Local school administrators are continuing to discuss the controversy over the county school system’s decision to drastically amend its non-resident pupil contact with the city district.
The Somerset Independent Schools Board of Education will meet on Tuesday to discuss potential litigation against the Pulaski County School System regarding the issue.
Most of the discussion is expected to take place in executive session, with the public unable to be privy to what’s said. However, Somerset Superintendent Boyd Randolph noted that it is possible the board could vote to retain legal counsel for the purpose of pursing an appeal to the state’s education commissioner depending on how the talks come out.
“Essentially, we’re going to discuss where we’re at,” said Randolph. “If we can’t get it worked out (with the county schools), we’ll appeal to the commissioner for a resolution.”
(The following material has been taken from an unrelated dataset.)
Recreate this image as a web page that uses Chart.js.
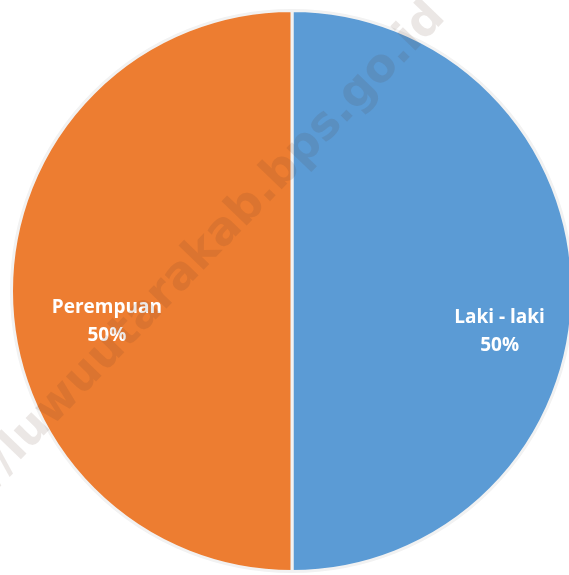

In mid-January, the Pulaski County School Board approved contracts that would disallow any students living within the boundaries of the county district to attend school at either Somerset or Science Hill School, unless they were siblings with a student that was already enrolled at one of the other systems. This would be applicable for the upcoming 2014-15 school year.
Last year, Pulaski County enacted such a contract with Science Hill, after years of allowing 172 non-resident pupils to attend the northern Pulaski K-8 school. However, in prior years, Somerset has been allowed 240 county territory students, so this was a drastic change for the city school district.
Randolph said that litigation would “not be my first choice,” and he is hopeful the matter can be resolved without going that route.
However, “there has been some discussion with the county district leadership about sitting down and talking about the matter,” he said. “As of right now, we haven’t been able to do that. We haven’t been able to come together.”